■ Challenge
Make an exact copy of the lines, leaving the pictures out.

********

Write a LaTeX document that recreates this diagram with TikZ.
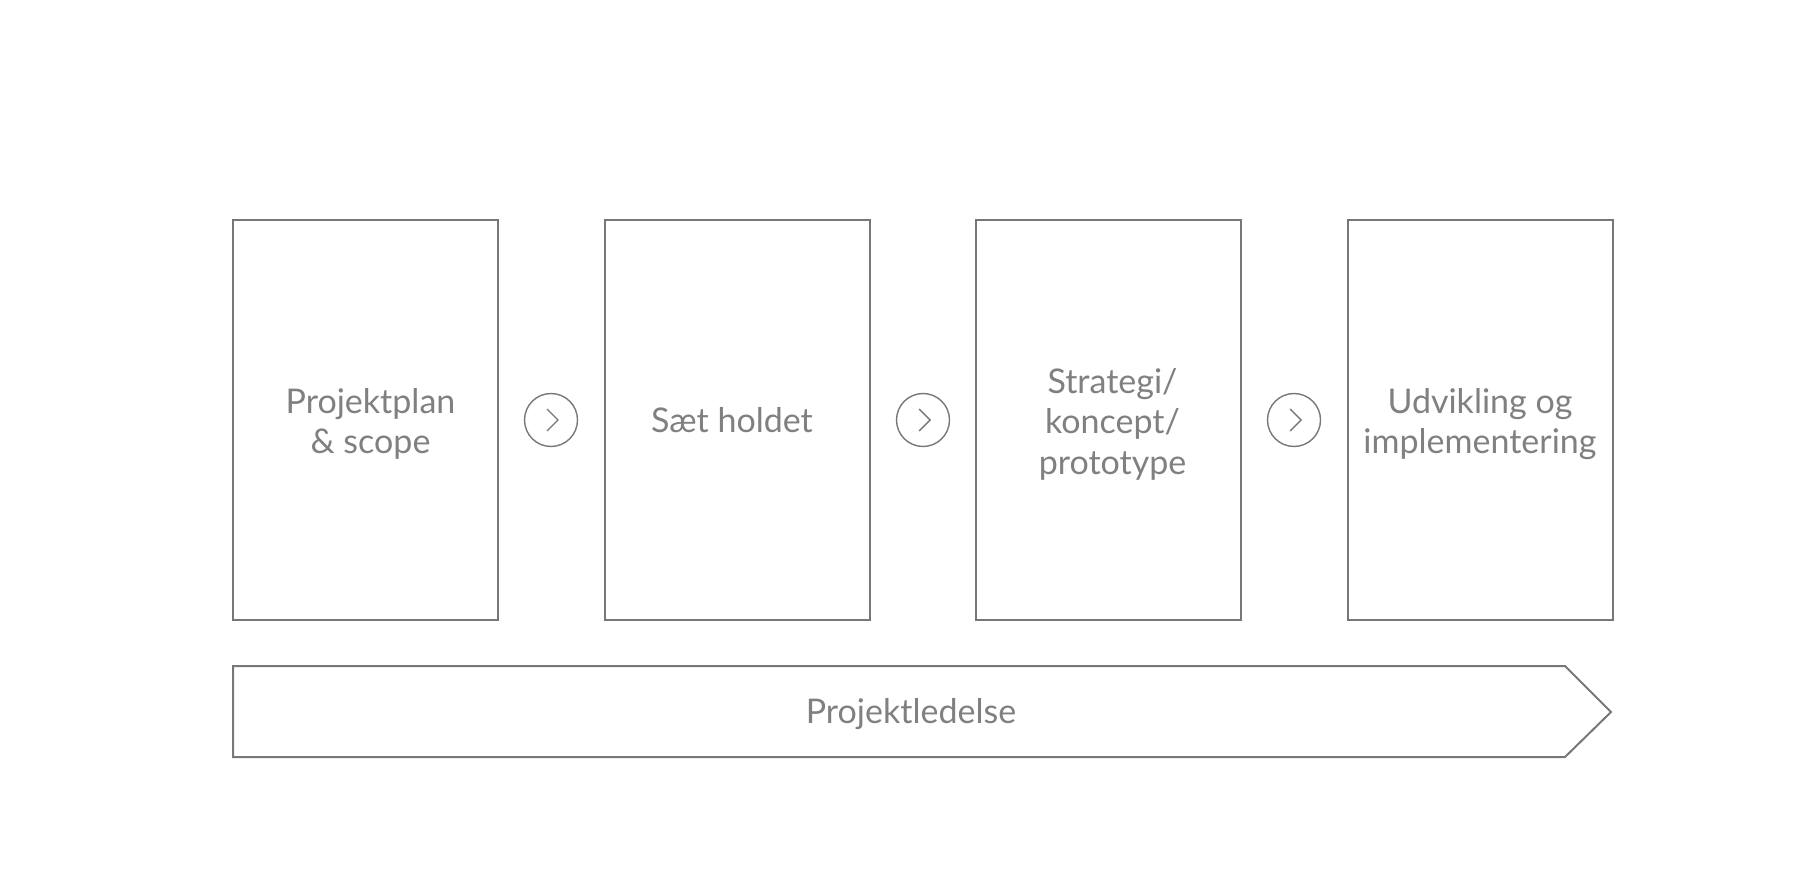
\documentclass[tikz,border=0pt]{standalone}
\usepackage{fontspec}
\setmainfont{Lato}
\definecolor{ln}{HTML}{777777}
\definecolor{tx}{HTML}{808080}
\begin{document}
\begin{tikzpicture}[x=0.5pt,y=-0.5pt,
  phasebox/.style={draw=ln, line width=1pt, minimum width=132.5pt, minimum height=200pt, inner sep=0pt},
  nextcirc/.style={circle, draw=ln, line width=0.7pt, minimum size=26.5pt, inner sep=0pt},
  chev/.style={draw=ln, line width=0.7pt},
  lbl/.style={text=tx, font=\fontsize{17}{20.3}\selectfont, inner sep=0pt, align=center}]
\useasboundingbox (0,0) rectangle (1798,876);
\node[phasebox] (p1) at (365.5,420) {};
\node[phasebox] (p2) at (737,420) {};
\node[phasebox] (p3) at (1108.5,420) {};
\node[phasebox] (p4) at (1480,420) {};
\node[lbl] (t1) at ([shift={(5,4)}]p1.center) {Projektplan\\\& scope};
\node[lbl] (t2) at ([shift={(-5,0)}]p2.center) {Sæt holdet};
\node[lbl] (t3) at ([shift={(4,4)}]p3.center) {Strategi/\\koncept/\\prototype};
\node[lbl] (t4) at ([shift={(0,4)}]p4.center) {Udvikling og\\implementering};
\node[nextcirc] (c1) at (551,420) {};
\node[nextcirc] (c2) at (923,420) {};
\node[nextcirc] (c3) at (1294,420) {};
\foreach \c in {c1,c2,c3}
  \draw[chev] (\c) ++(-4,-11) -- ++(11,11) -- ++(-11,11);
\draw[draw=ln, line width=1pt, line join=miter] (233,666) -- (1565,666) -- (1611,712) -- (1565,757) -- (233,757) -- cycle;
\node[lbl] (pl) at (911,714) {Projektledelse};
\end{tikzpicture}
\end{document}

********

■ Answer to the task
Write a LaTeX document that recreates this diagram with TikZ.
\documentclass[tikz,border=0pt]{standalone}
\usepackage{fontspec}
\setmainfont{Lato}
\definecolor{ln}{HTML}{777777}
\definecolor{tx}{HTML}{808080}
\begin{document}
\begin{tikzpicture}[x=0.5pt,y=-0.5pt,
  phasebox/.style={draw=ln, line width=1pt, minimum width=132.5pt, minimum height=200pt, inner sep=0pt},
  nextcirc/.style={circle, draw=ln, line width=0.7pt, minimum size=26.5pt, inner sep=0pt},
  chev/.style={draw=ln, line width=0.7pt},
  lbl/.style={text=tx, font=\fontsize{17}{20.3}\selectfont, inner sep=0pt, align=center}]
\useasboundingbox (0,0) rectangle (1798,876);
\node[phasebox] (p1) at (365.5,420) {};
\node[phasebox] (p2) at (737,420) {};
\node[phasebox] (p3) at (1108.5,420) {};
\node[phasebox] (p4) at (1480,420) {};
\node[lbl] (t1) at ([shift={(5,4)}]p1.center) {Projektplan\\\& scope};
\node[lbl] (t2) at ([shift={(-5,0)}]p2.center) {Sæt holdet};
\node[lbl] (t3) at ([shift={(4,4)}]p3.center) {Strategi/\\koncept/\\prototype};
\node[lbl] (t4) at ([shift={(0,4)}]p4.center) {Udvikling og\\implementering};
\node[nextcirc] (c1) at (551,420) {};
\node[nextcirc] (c2) at (923,420) {};
\node[nextcirc] (c3) at (1294,420) {};
\foreach \c in {c1,c2,c3}
  \draw[chev] (\c) ++(-4,-11) -- ++(11,11) -- ++(-11,11);
\draw[draw=ln, line width=1pt, line join=miter] (233,666) -- (1565,666) -- (1611,712) -- (1565,757) -- (233,757) -- cycle;
\node[lbl] (pl) at (911,714) {Projektledelse};
\end{tikzpicture}
\end{document}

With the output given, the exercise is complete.